Halihazırda masabaşı bir işte çalışan insanların büyük bir kısmı yaptığı işten mutsuz ve kendi işini kurmak ve kendi kendinin patronu olabilmek istiyor yani finansal bağımsızlığa ulaşmak insanlar için oldukça önemli bir umut. Bu umut doğrultusunda hareket eden kişi ise girişimcidir.
Eğer benim elime hayallerimi gerçekleştirebilmek adına yeterli bir para geçseydi, ben de kararımı girişimciler kervanına katılmaktan yana kullanır ve bunun için de çalışmaya başlardım.

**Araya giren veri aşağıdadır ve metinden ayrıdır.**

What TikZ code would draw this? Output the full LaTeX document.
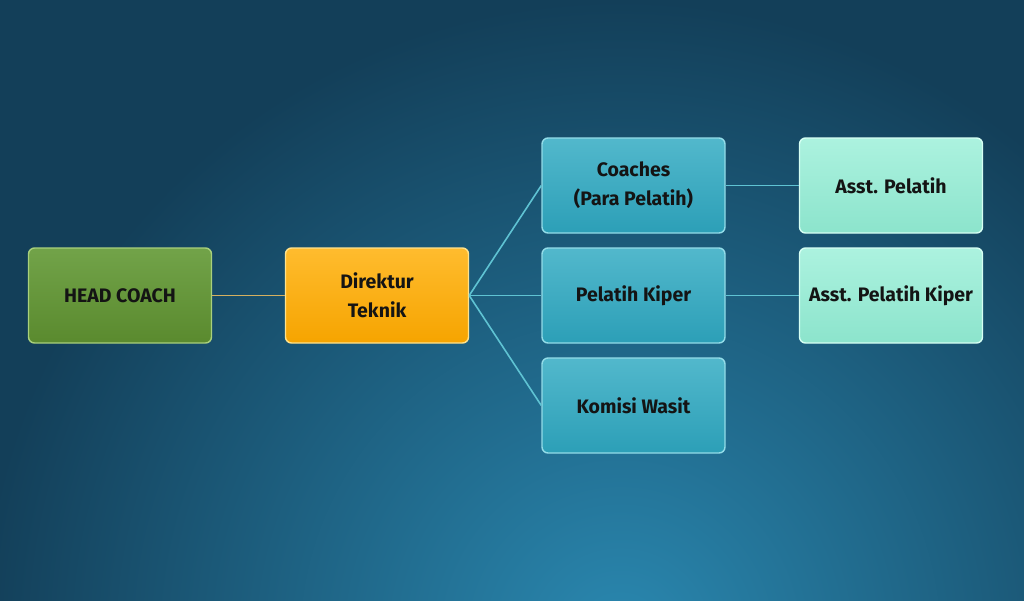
\documentclass[tikz,border=0pt]{standalone}
\usepackage{fontspec}
\setmainfont{Fira Sans}
\definecolor{bgtop}{HTML}{133F59}
\definecolor{bgglow}{HTML}{2A88B0}
\definecolor{gtop}{HTML}{72A349}
\definecolor{gbot}{HTML}{5A8A2E}
\definecolor{gbord}{HTML}{A9D07C}
\definecolor{otop}{HTML}{FFBC2E}
\definecolor{obot}{HTML}{F6A400}
\definecolor{obord}{HTML}{FFE28C}
\definecolor{ttop}{HTML}{52B8CC}
\definecolor{tbot}{HTML}{2C9FB7}
\definecolor{tbord}{HTML}{93DCE8}
\definecolor{mtop}{HTML}{ACF2DF}
\definecolor{mbot}{HTML}{8CE4CC}
\definecolor{mbord}{HTML}{D6FFF3}
\definecolor{lineorange}{HTML}{D4B060}
\definecolor{linecyan}{HTML}{5FC3D3}
\definecolor{txt}{HTML}{141414}
\tikzset{
  box/.style={rectangle, rounded corners=6pt, minimum width=183pt, minimum height=95pt,
    line width=1.4pt, align=center, text=txt, font=\fontsize{19.5}{29}\selectfont\bfseries},
  greenbox/.style={box, draw=gbord, top color=gtop, bottom color=gbot},
  orangebox/.style={box, draw=obord, top color=otop, bottom color=obot},
  tealbox/.style={box, draw=tbord, top color=ttop, bottom color=tbot},
  mintbox/.style={box, draw=mbord, top color=mtop, bottom color=mbot},
  conn/.style={line width=1.6pt}
}
\begin{document}
\begin{tikzpicture}[x=1pt,y=-1pt]
\useasboundingbox (0,0) rectangle (1024,600);
\fill[bgtop] (0,0) rectangle (1024,600);
\begin{scope}
\clip (0,0) rectangle (1024,600);
\shade[inner color=bgglow, outer color=bgtop] (620,640) circle (640);
\end{scope}
\node[greenbox] (hc) at (120,295.5) {HEAD COACH};
\node[orangebox] (dt) at (377,295.5) {Direktur\\Teknik};
\node[tealbox] (co) at (633.5,185.5) {Coaches\\(Para Pelatih)};
\node[tealbox] (pk) at (633.5,295.5) {Pelatih Kiper};
\node[tealbox] (kw) at (633.5,405.5) {Komisi Wasit};
\node[mintbox] (ap) at (891,185.5) {Asst. Pelatih};
\node[mintbox] (apk) at (891,295.5) {Asst. Pelatih Kiper};
\draw[conn, lineorange] (hc.east) -- (dt.west);
\draw[conn, linecyan] (dt.east) -- (co.west);
\draw[conn, linecyan] (dt.east) -- (pk.west);
\draw[conn, linecyan] (dt.east) -- (kw.west);
\draw[conn, linecyan] (co.east) -- (ap.west);
\draw[conn, linecyan] (pk.east) -- (apk.west);
\end{tikzpicture}
\end{document}
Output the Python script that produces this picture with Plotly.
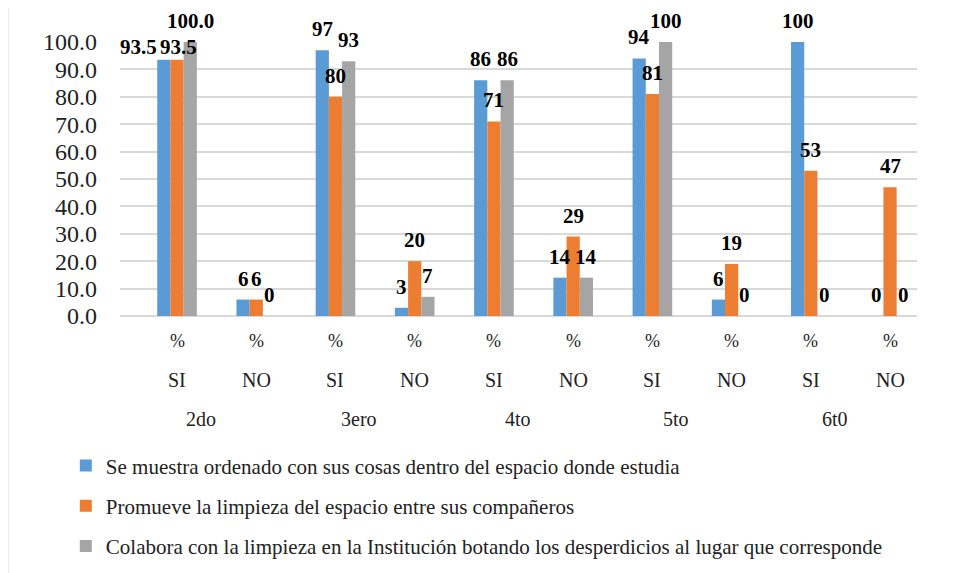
import plotly.graph_objects as go

grades = ["2do", "3ero", "4to", "5to", "6t0"]
answers = ["SI", "NO", "SI", "NO", "SI", "NO", "SI", "NO", "SI", "NO"]
unit_labels = ["%"] * 10
series_names = [
    "Se muestra ordenado con sus cosas dentro del espacio donde estudia",
    "Promueve la limpieza del espacio entre sus compañeros",
    "Colabora con la limpieza en la Institución botando los desperdicios al lugar que corresponde",
]
ordenado = [93.5, 6, 97, 3, 86, 14, 94, 6, 100, 0]
promueve = [93.5, 6, 80, 20, 71, 29, 81, 19, 53, 47]
colabora = [100.0, 0, 93, 7, 86, 14, 100, 0, 0, 0]
label_decimals = [1, 0, 0, 0, 0, 0, 0, 0, 0, 0]
y_ticks = [0, 10, 20, 30, 40, 50, 60, 70, 80, 90, 100]

colors = ["#5B9BD5", "#ED7D31", "#A5A5A5"]
FONT = "Liberation Serif"
BARGAP = 0.5
# (series, category) -> (xshift, yshift) pixel nudges for crowded labels
LABEL_NUDGE = {(0, 0): (-25, 13), (1, 0): (1, 13)}

x = list(range(len(answers)))
all_series = [ordenado, promueve, colabora]
n_series = len(all_series)
fig = go.Figure()
annotations = []
bar_w = (1 - BARGAP) / n_series
for k, (name, vals) in enumerate(zip(series_names, all_series)):
    fig.add_trace(go.Bar(
        x=x, y=vals, name=name, legendgroup=f"g{k}",
        marker=dict(color=colors[k], line=dict(width=0)),
    ))
    offset = (k - (n_series - 1) / 2) * bar_w
    for xi, v, d in zip(x, vals, label_decimals):
        xs, ys = LABEL_NUDGE.get((k, xi), (0, 21))
        annotations.append(dict(
            x=xi + offset, y=v, xref="x", yref="y", text=f"{v:.{d}f}",
            showarrow=False, yanchor="middle", yshift=ys, xshift=xs,
            font=dict(family=FONT, size=21, color="black", weight="bold")))

for i, lab in enumerate(unit_labels):
    annotations.append(dict(x=i, y=-0.091, xref="x", yref="paper", text=lab,
                            showarrow=False, yanchor="middle",
                            font=dict(family=FONT, size=18, color="#222")))
for i, lab in enumerate(answers):
    annotations.append(dict(x=i, y=-0.234, xref="x", yref="paper", text=lab,
                            showarrow=False, yanchor="middle",
                            font=dict(family=FONT, size=20, color="#222")))
for g, lab in enumerate(grades):
    annotations.append(dict(x=2 * g + 0.3, y=-0.376, xref="x", yref="paper", text=lab,
                            showarrow=False, yanchor="middle",
                            font=dict(family=FONT, size=20, color="#222")))

fig.update_layout(
    width=955, height=573,
    margin=dict(l=112, r=46, t=34, b=265, autoexpand=False),
    paper_bgcolor="white", plot_bgcolor="white",
    barmode="group", bargap=BARGAP, bargroupgap=0,
    font=dict(family=FONT, color="#222"),
    xaxis=dict(range=[-0.72, 9.34], showticklabels=False, showgrid=False,
               zeroline=False, showline=False, ticks=""),
    yaxis=dict(range=[0, 100], tickvals=y_ticks, tickformat=".1f",
               showgrid=True, gridcolor="#D9D9D9", gridwidth=2,
               zeroline=True, zerolinecolor="#D9D9D9", zerolinewidth=2,
               showline=False, ticks="", ticklabelstandoff=22,
               tickfont=dict(family=FONT, size=24, color="#222")),
    showlegend=True,
    legend=dict(orientation="v", x=-0.068, xanchor="left", y=-0.472, yanchor="top",
                tracegroupgap=10, traceorder="grouped",
                font=dict(family=FONT, size=21, color="#222"),
                bgcolor="rgba(0,0,0,0)"),
    annotations=annotations,
    shapes=[dict(type="rect", xref="paper", yref="paper",
                 x0=-0.1405, x1=1.06, y0=-0.97, y1=1.1387,
                 line=dict(color="#D9D9D9", width=1), fillcolor="rgba(0,0,0,0)",
                 layer="below")],
)

fig.write_html("out.html")
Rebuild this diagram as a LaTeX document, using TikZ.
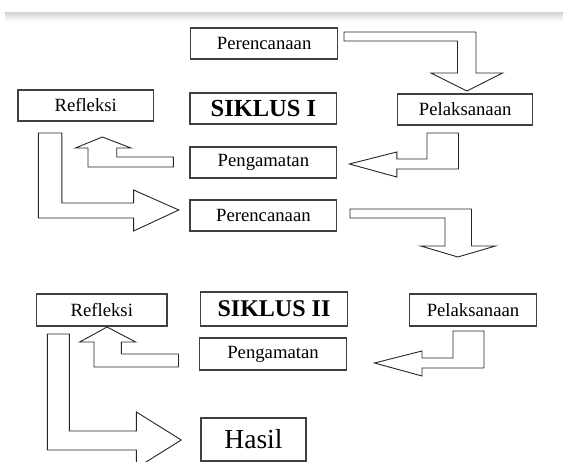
\documentclass[tikz,border=0pt]{standalone}
\usepackage{fontspec}
\setmainfont{Liberation Serif}

\begin{document}
\begin{tikzpicture}[x=1pt,y=-1pt,
		box/.style={draw=black!75,line width=1.2pt,fill=white,inner sep=0pt,
			font=\fontsize{18.7}{20}\selectfont},
		title/.style={box,font=\fontsize{24.5}{26}\selectfont\bfseries},
		blockarrow/.style={draw=black!85,line width=0.9pt,fill=white,line join=miter}]
	\fill[white] (0,0) rectangle (563,462);
	\useasboundingbox (0,0) rectangle (563,462);
	\clip (0,0) rectangle (563,462);
	\shade[top color=black!16,bottom color=white] (5,13) rectangle (563,21);

	\node[box,minimum width=146.8pt,minimum height=31pt] (plan1) at (264.1,43.5) {Perencanaan};
	\node[box,minimum width=135.3pt,minimum height=31pt] (refl1) at (85.7,105.5) {Refleksi};
	\node[title,minimum width=146.8pt,minimum height=31pt] (cyc1) at (263.4,108.5) {SIKLUS I};
	\node[box,minimum width=134.7pt,minimum height=31pt] (act1) at (465.2,109.5) {Pelaksanaan};
	\node[box,minimum width=146.8pt,minimum height=31pt] (obs1) at (263.4,162.5) {Pengamatan};
	\node[box,minimum width=146.8pt,minimum height=31pt] (plan2) at (263.4,215.5) {Perencanaan};

	\node[box,minimum width=130.4pt,minimum height=32pt] (refl2) at (101.8,310) {Refleksi};
	\node[title,font=\fontsize{24}{26}\selectfont\bfseries,minimum width=147.2pt,minimum height=34pt] (cyc2) at (274,309) {SIKLUS II};
	\node[box,minimum width=127.5pt,minimum height=32pt] (act2) at (473,310) {Pelaksanaan};
	\node[box,minimum width=147.2pt,minimum height=32pt] (obs2) at (273,354) {Pengamatan};
	\node[box,font=\fontsize{27.5}{30}\selectfont,minimum width=105pt,minimum height=43pt] (result) at (253.5,439.5) {Hasil};

	\draw[blockarrow] (344,32) -- (476,32) -- (476,73) -- (502.7,73) -- (466.8,91)
		-- (431,73) -- (457.5,73) -- (457.5,41) -- (344,41) -- cycle;
	\draw[blockarrow] (427,133) -- (458.5,133) -- (458.5,169) -- (396.8,169) -- (396.8,177)
		-- (349.4,164) -- (396.8,152) -- (396.8,159) -- (427,159) -- cycle;
	\draw[blockarrow] (173.4,157) -- (116.7,157) -- (116.7,148) -- (131,148) -- (102.3,137)
		-- (75.4,148) -- (88,148) -- (88,167) -- (173.4,167) -- cycle;
	\draw[blockarrow] (38.4,133) -- (61.8,133) -- (61.8,203) -- (133.6,203) -- (133.6,190)
		-- (178.8,210) -- (133.6,231) -- (133.6,218) -- (38.4,218) -- cycle;
	\draw[blockarrow] (350,209) -- (471.5,209) -- (471.5,246) -- (495.5,246) -- (457.8,257)
		-- (420.8,246) -- (445,246) -- (445,218) -- (350,218) -- cycle;

	\draw[blockarrow] (453,331) -- (484,331) -- (484,368) -- (422,368) -- (422,376)
		-- (374.5,363) -- (422,351) -- (422,358) -- (453,358) -- cycle;
	\draw[blockarrow] (178.5,354) -- (121.4,354) -- (121.4,342) -- (135.7,342) -- (107,327)
		-- (79.7,342) -- (94,342) -- (94,367) -- (178.5,367) -- cycle;
	\draw[blockarrow] (47.4,334) -- (69.3,334) -- (69.3,431) -- (136.4,431) -- (136.4,412)
		-- (181.3,440) -- (136.4,468) -- (136.4,450) -- (47.4,450) -- cycle;
\end{tikzpicture}
\end{document}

Benim de hem kendim hem de ülkem için en büyük hayallerimden biri çok amaçlı tarım olduğundan dolayı sermayemi gerek ulusak gerekse global tarım sektörü içinde fiilen yer alan başarılı kişiliklerden tavsiyeler almak yahut donanımlı bir ekip oluşturabilmenin de içinde bulunduğu, başarı elde etme yolunda kritik öneme sahip hazırlık aşamasında kullanmaya başlardım. Hazırlık aşamasında kendime de bir şeyler katmam çok önemli olduğundan yararlanabileceğim her türlü kaynağı elden geçirirdim.
Hazırlık aşamasını geride bıraktıktan sonra hayallerimi süsleyen çok amaçlı tarım üssüm olacak çiftlik için uygun arsa bulur ve hemen inşaatına başlardım. Bu projenin içinde gezen tavuk kümeslerinden, damızlık, mandıra ve kesimlik koyun koç ahırlarına ve 24 saat etkili büyüme elde edebileceğim fabrika tipi tarlalara akla gelebilecek her şey bulunurdu. Bu aşama da bir nevi hazırlık aşamasının devamı niteliğindedir.
Tüm bu işler bittikten sonra ise geriye hayalimdeki işe gerçekten başlamak kalıyor.
Çiftliğim kurulmasından sonra ilk bir yıl içerisinde üretimdeki istatistikleri izler ve bu istatistikleri nasıl daha yukarı çekebileceğim, üretimi nasıl daha verimli hale getirebileceğim konusunda bir eylem planı hazırlardım. Bu eylem planının içerisinde büyük olasılıkla nasıl bir melez ortaya çıkarırsak daha başarılı oluruz? Nasıl bir gübre kullanırsak daha fazla hasat yapabiliriz? Hangi tavuk türü hangi yem ile daha efektif bir verim sağlıyor? Gibi soruların cevapları olur ve bu planımı uygulamaya koyardım.
Eğer işler yine benim istediğim gibi gider ve üretim politikalarım başarılı olur ise geriye sektördeki ipleri girişimimin eline almak kalırdı. Bunu ise kazandığım para ile mantıklı yatırımlar yapmaya devam ederek sağlamam gerekirdi. Mantıklı yatırımlarımdan biri çiftliğimin bulunduğu bölgede paraya sıkışmış çiftçilerin, hayvancıların işletmelerini yani tarlalarını ahırlarını satmaya zorlayarak yapardım. Satmaya yanaşmayanlarınsa önünü elimde bulunan finansal güç ile gerek gübre fiyatlarını gerek yem fiyatlarını gerekse ilaç fiyatlarını dolaylı yoldan arttırarak keser ve mutlak satışa zorlardım.
Bu aşamadan sonra ise geriye herhangi bir sektördeki büyük firmaların izlediği politikaların benzerlerini izlemek (Örneğin; Mağazacılık,Bayiilik) kalırdı. Türlü bölgelerde üreticiden tüketiciye mantığıyla mağazalar açar ve sahadan mağazaya lojistik işlemlerini kolaylaştırırdım. Bunun yanında ise aynı ben gibi bir yerlerden bir şeylere tutunmaya çalışan taze girişimcilere de teşvik namına küçük meblağlar vererek kurdukları şirketlere ve işletmelerine ortak olmak da oldukça potansiyelli ve mantıklı yatırımlar olabilirdi.
Ancak tüm yazımda kullandığım kelimeler genel olarak bazı olasılıklar olabiliriteler üzerine kurulu. Türkiye’de her 10 girişimden 9’u başarısız oluyor ve batıyor. Fakat, bana göre mantıklı olan yukarıdaki gibi bir yol planı izlenmesi başarı olasılığını arttıracak. Geriye ise İslam’ın en önemli parçalarından biri olan tevekkül inancı kalacaktır.